Backup Important Checkpoints

# Download and backup critical checkpoints
def backup_checkpoint(checkpoint_id, local_path):
    # Get checkpoint details
    response = requests.get(
        f"https://api.tensorone.ai/v2/training/checkpoints/{checkpoint_id}",
        headers={"Authorization": "Bearer YOUR_API_KEY"}
    )
    
    checkpoint = response.json()
    download_url = checkpoint['downloadUrl']
    
    # Download checkpoint file
    checkpoint_response = requests.get(download_url, stream=True)

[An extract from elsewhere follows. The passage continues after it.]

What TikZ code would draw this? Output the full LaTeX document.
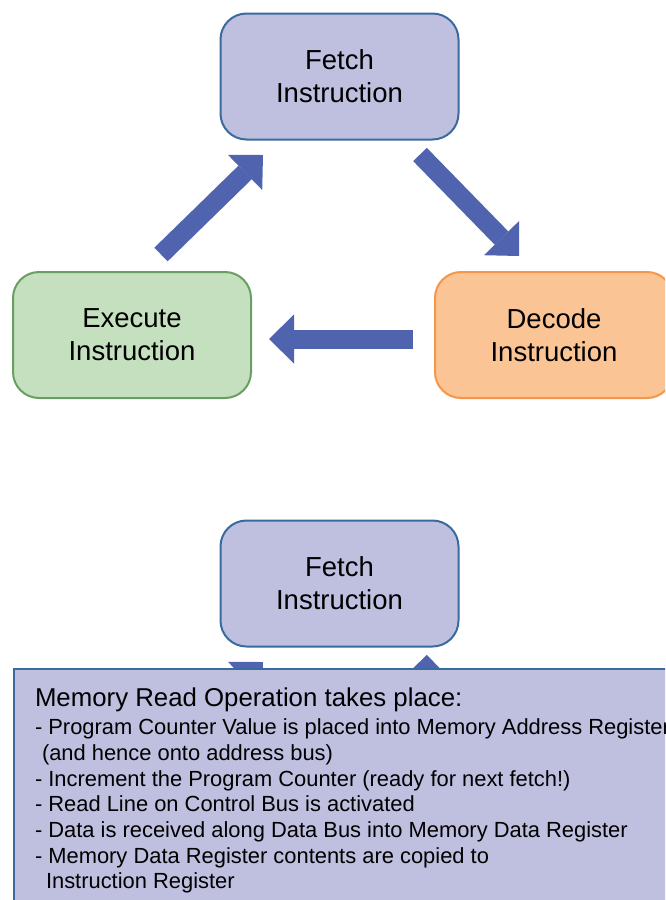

    with open(local_path, 'wb') as f:
        for chunk in checkpoint_response.iter_content(chunk_size=8192):
            f.write(chunk)
    
    print(f"Backed up checkpoint to {local_path}")

# Backup best checkpoint
backup_checkpoint("ckpt_best_abc123", "./backups/best_model.ckpt")
Checkpoints are automatically compressed and deduplicated to minimize storage costs. Similar model states share common data blocks to reduce overall storage usage.
Checkpoint download URLs expire after 1 hour for security. Generate new URLs as needed or download immediately after getting the URL.